ストーカー被害者に治療を促す仕組み
ストーカーの加害者に対し、警察は今年度から医療機関での治療やカウンセリングを勧める取り組みを始めている。警察庁が実施状況をまとめたところ、警察が働きかけた加害者のうち受診したのは約25%で、拒否する人も多かった。
同庁は13日、都道府県警の担当者と医師らとの連絡会議を初めて開き、医師側と警察が症例や対応に関し情報を共有。同庁は改めて取り組みの推進を求めた。
ストーカー被害は全国的に深刻な状況が続いており、相手への執着心や支配意識を拭うには治療を通じた対応も必要だとして、今年度は精神科医ら専門家との連携を始めた。
新たな取り組みでは、警察官はストーカー規制法に基づいて警告するなどした加害者の中で必要と判断した人に受診を勧める。本人が同意すれば、地域の医師らを紹介し、治療やカウンセリングを受けてもらう。警察は医師側から治療状況の説明や助言を受け、加害者対応に役立てる。治療費は本人が負担する。

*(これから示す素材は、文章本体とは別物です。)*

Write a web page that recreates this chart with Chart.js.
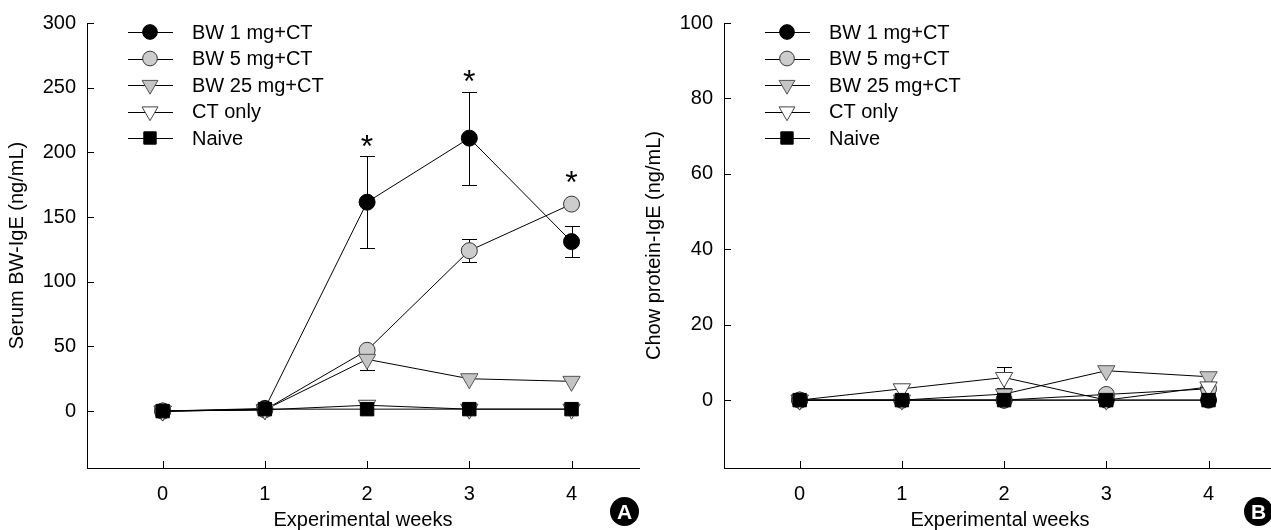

加害者への働きかけは昨年4~12月、33都道府県警で293件あり、108件で加害者が同意。うち実際に受診したのが73件(男性58件、女性15件)だった。73件のうち治療完了は14件、治療中48件。就職などを契機に治療を中断したケースも11件あった。
一方、加害者が治療を拒否したのは179件で全体の60%超。「自分は病気でなく、必要ない」といった理由が多く、経済的な事情を挙げた人もいる。